The short answer: when you’re looking at, or trading, VIX options in a particular expiration, you need to consider trading the /VX future in the same expiration. So, you match up September VIX options with the September /VX future. Or August weekly VIX options with the August weekly /VX future with the same number of days to expiration (DTE).

Make sure the VIX options have the same number of DTE as the /VX futures. This is important. The VIX options in a particular expiration are “priced” off their corresponding /VX future, and not the VIX index itself—because you can’t trade the VIX. You need to hedge with a /VX future. And /VX futures in different expirations move up and down independent of each other, according to the market’s expectation of what the VIX will be on those future dates.

There’s no arbitrage relationship that keeps /VX futures in a specific financial relationship to each other. This is why VIX options in further expirations can have lower prices than VIX options in closer expirations. The /VX futures in those expirations are different, and the VIX options are priced off those different futures’ prices. Also, if you trade VIX options in one expiration against /VX futures in another, both those positions can lose money if the /VX future that’s pricing the VIX options you’re trading moves higher or lower than the /VX future you’re trading.

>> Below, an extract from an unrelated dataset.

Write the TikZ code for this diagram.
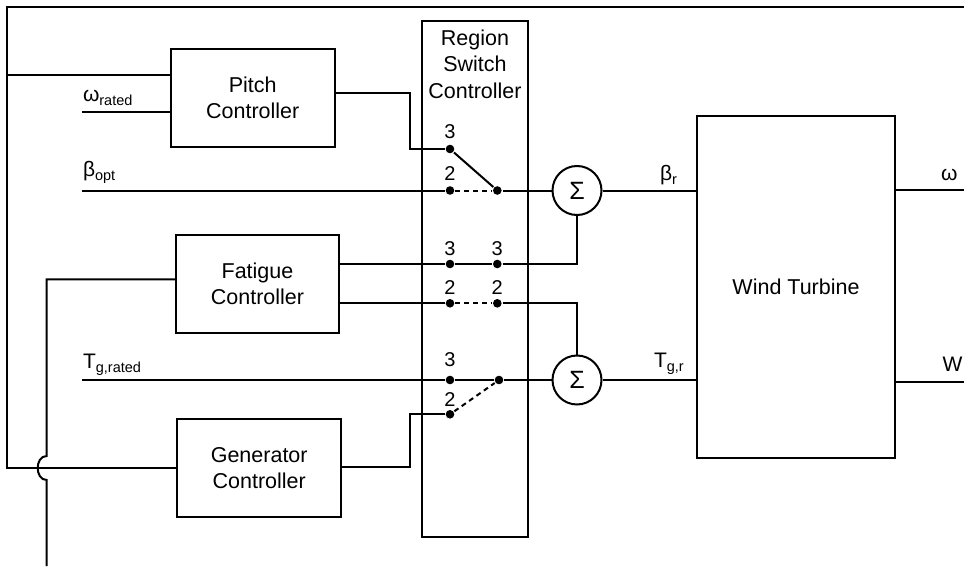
\documentclass[tikz,border=0pt]{standalone}
\usepackage{fontspec}
\setmainfont{Liberation Sans}
\newcommand{\lowsub}[1]{\raisebox{-4pt}{\fontsize{14.5}{15}\selectfont #1}}
\begin{document}
\begin{tikzpicture}[x=1pt,y=-1pt,line width=2pt,
  blk/.style={draw,line width=2pt,inner sep=0pt,outer sep=0pt,align=center,font=\fontsize{21.5}{26}\selectfont},
  dot/.style={circle,fill,inner sep=0pt,minimum size=8.6pt},
  sumc/.style={circle,draw,line width=2pt,inner sep=0pt,minimum size=49pt,font=\fontsize{25}{25}\selectfont},
  lbl/.style={anchor=base west,inner sep=0pt,font=\fontsize{21}{21}\selectfont},
  num/.style={anchor=base,inner sep=0pt,font=\fontsize{20}{20}\selectfont},
  wire/.style={draw,line width=2pt},
  dsh/.style={wire,dash pattern=on 5pt off 4pt}]
\useasboundingbox (0,0) rectangle (964,567);

% blocks
\node[blk,minimum width=164pt,minimum height=97.4pt] (pitch) at (252.7,98) {Pitch\\Controller};
\node[blk,minimum width=163.6pt,minimum height=97.7pt] (fat) at (257.5,283.8) {Fatigue\\Controller};
\node[blk,minimum width=164.3pt,minimum height=97.7pt] (gen) at (259.2,468.2) {Generator\\Controller};
\node[blk,minimum width=106.6pt,minimum height=515.4pt] (rsc) at (475,279) {};
\node[align=center,inner sep=0pt,font=\fontsize{21.5}{26.5}\selectfont] (rsct) at (475,64) {Region\\Switch\\Controller};
\node[blk,minimum width=197.4pt,minimum height=342.3pt] (wt) at (796,287.2) {Wind Turbine};

% summing junctions
\node[sumc] (sig1) at (577,190.5) {Σ};
\node[sumc] (sig2) at (577,380) {Σ};

% switch dots
\node[dot] (s13) at (450,149) {};
\node[dot] (s12) at (450,190.5) {};
\node[dot] (s1c) at (497.3,190.5) {};
\node[dot] (f3a) at (450,264) {};
\node[dot] (f3b) at (497.3,264) {};
\node[dot] (f2a) at (450,303.3) {};
\node[dot] (f2b) at (497.3,303.3) {};
\node[dot] (t3) at (450,380) {};
\node[dot] (tc) at (499,380) {};
\node[dot] (t2) at (450,414.3) {};

% switch numbers
\node[num] (n13) at (450,139) {3};
\node[num] (n12) at (450,180.5) {2};
\node[num] (nf3a) at (450,255) {3};
\node[num] (nf3b) at (497.3,255) {3};
\node[num] (nf2a) at (450,294) {2};
\node[num] (nf2b) at (497.3,294) {2};
\node[num] (nt3) at (450,366) {3};
\node[num] (nt2) at (450,406) {2};

% coordinates
\coordinate (ctr) at (964,7);
\coordinate (ctl) at (7,7);
\coordinate (cbl) at (7,467.7);
\coordinate (pin1) at (7,74.7);
\coordinate (wr) at (82,112);
\coordinate (pb) at (409.7,93.3);
\coordinate (bo) at (82,190.5);
\coordinate (tg) at (82,380);
\coordinate (gb) at (409.7,466.7);
\coordinate (fc) at (46.7,279.3);
\coordinate (fj1) at (46.7,456);
\coordinate (fj2) at (46.7,480);
\coordinate (fk1) at (34.7,456);
\coordinate (fk2) at (34.7,480);
\coordinate (fend) at (46.7,566);
\coordinate (om) at (964,190);
\coordinate (wo) at (964,382);

% feedback loop
\path[wire] (ctr) -- (ctl) -- (cbl) -- (cbl -| gen.west);
\path[wire] (pin1) -- (pin1 -| pitch.west);
\path[wire] (wr) -- (wr -| pitch.west);
\path[wire] (fc -| fat.west) -- (fc) -- (fj1) .. controls (fk1) and (fk2) .. (fj2) -- (fend);

% pitch path
\path[wire] (pb -| pitch.east) -- (pb) |- (s13);
\path[wire] (bo) -- (s12);
\path[wire] (s13) -- (s1c);
\path[dsh] (s12) -- (s1c);
\path[wire] (s1c) -- (sig1.west);

% fatigue paths
\path[wire] (f3a -| fat.east) -- (f3a);
\path[wire] (f3a) -- (f3b);
\path[wire] (f3b) -| (sig1.south);
\path[wire] (f2a -| fat.east) -- (f2a);
\path[dsh] (f2a) -- (f2b);
\path[wire] (f2b) -| (sig2.north);

% torque path
\path[wire] (tg) -- (t3) -- (tc) -- (sig2.west);
\path[dsh] (t2) -- (tc);
\path[wire] (gb -| gen.east) -- (gb) |- (t2);

% to turbine
\path[wire] (sig1.east) -- (sig1.east -| wt.west);
\path[wire] (sig2.east) -- (sig2.east -| wt.west);
\path[wire] (om -| wt.east) -- (om);
\path[wire] (wo -| wt.east) -- (wo);

% labels
\node[lbl] (lwr) at (82,101.7) {ω\lowsub{rated}};
\node[lbl] (lbo) at (82,177) {β\lowsub{opt}};
\node[lbl] (ltg) at (82,368.3) {T\lowsub{g,rated}};
\node[lbl] (lbr) at (659,181) {β\lowsub{r}};
\node[lbl] (ltr) at (653,367) {T\lowsub{g,r}};
\node[lbl] (lom) at (940,181) {ω};
\node[lbl] (lw) at (941.7,371.7) {W};
\end{tikzpicture}
\end{document}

Say you sell 10 VIX calls in the Sep expiration, you buy a /VX future in the Dec expiration, and you think that’s a hedged position. It’s not. It’s possible for the Sep /VX future that’s pricing the Sep VIX options to spike higher and cause a loss on the short VIX call position, while the Dec /VX future may drop, causing a loss on the long Dec /VX future position.

But What If …

Wait, one more thing. On the thinkorswim® platform from TD Ameritrade, all VIX options have one day less to expiration than the futures. Yup, they don’t match. The /VX futures will  show one more DTE than the VIX options, and here’s why.

The last trading time for a /VX futures contract is 8:00 a.m. Central on the contract’s Wednesday settlement date. The last trading time for a VIX option is at 3:00 p.m. Central on the Tuesday the day before the Wednesday option’s settlement. So, the /VX futures, and VIX options, settle on a Wednesday. But the VIX options stop trading one day before. That’s why on the thinkorswim platform, the September /VX, for example, will show one more trading day than the September VIX options. But the Sep VIX options are still priced off of, and hedged by, the Sep /VX future.

So, while you have many choices to trade volatility, it pays to do your homework. Know how volatility products are priced, how they move, and how they trend.